Escrevi um curto bilhete ao Callado, que estava lá em cima, no quinto andar. Pedia demissão, achando que assim esvaziava uma crise entre a redação e a gerência. Antes de mandar o bilhete pelo mesmo Antero, mostrei-o a amigos: Moniz Vianna, José Lino Grünewald, Otto Maria Carpeaux, Armando Miceli.
Peguei o boné e o carro, me mandei para Ouro Preto, estava em meio de um romance e queria terminá-lo logo. Callado me descobriu no hotel. "Olha, eu entreguei o seu pedido de demissão, mas também apresentei o meu".
Nelson Werneck Sodré relata o episódio em sua "História da Imprensa no Brasil". Não vem ao caso lembrar as razões do jornal e as minhas.

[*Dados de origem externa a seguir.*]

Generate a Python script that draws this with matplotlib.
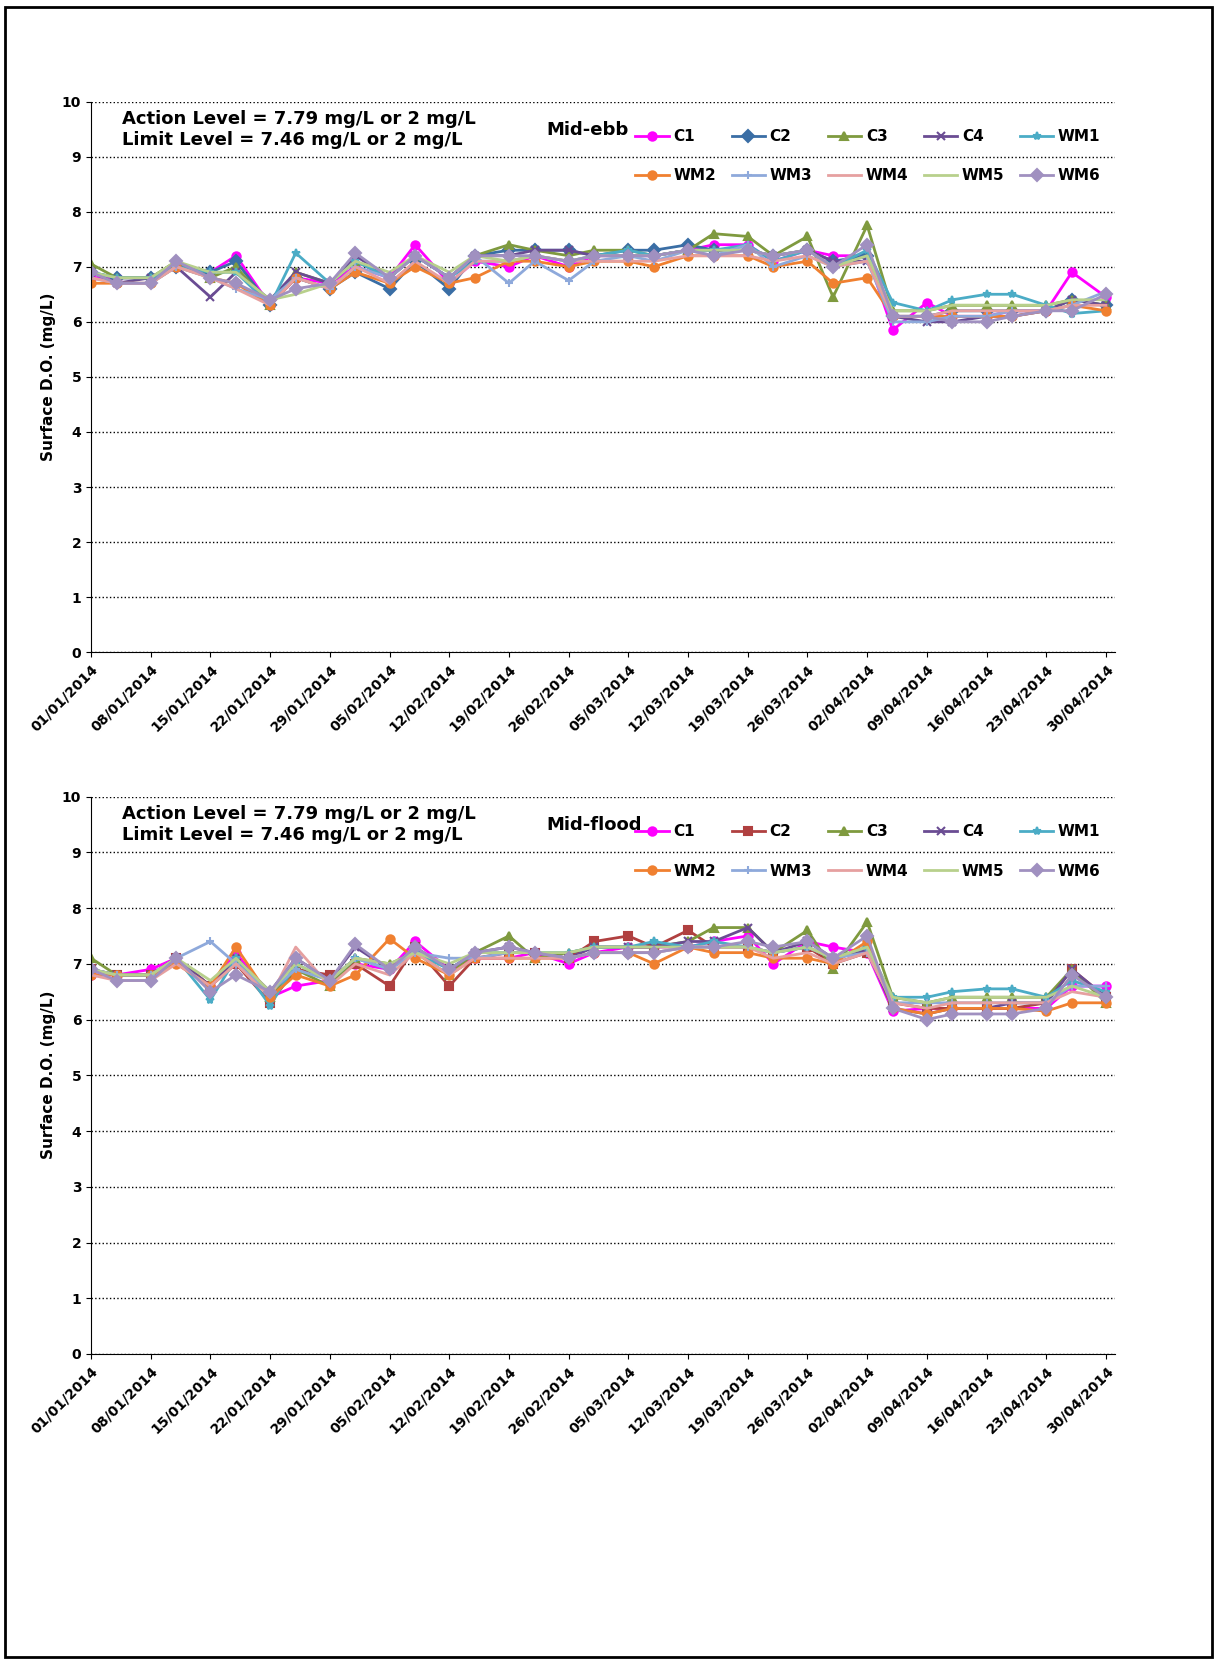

O boicote econômico ao "Correio da Manhã" era total.
O novo gerente -um velho playboy que não era de nada- achava que me cortando a crônica, e mais tarde a de outros colegas, teria condições de melhorar o faturamento.
Era possível. Mas para mim era impossível engolir o que havia escrito. Só não esperava a atitude de Callado. Nem foi por amizade pessoal, muito menos por charme profissional. Ele tinha um senso de dignidade que o marcou fundamente na imprensa de seu tempo.
Ontem, na Ilustrada, lembrei a nossa prisão na porta do Hotel Glória. Hoje, lembro um episódio que me parece raro em qualquer profissão. Ao perder Callado, perco muito de mim mesmo.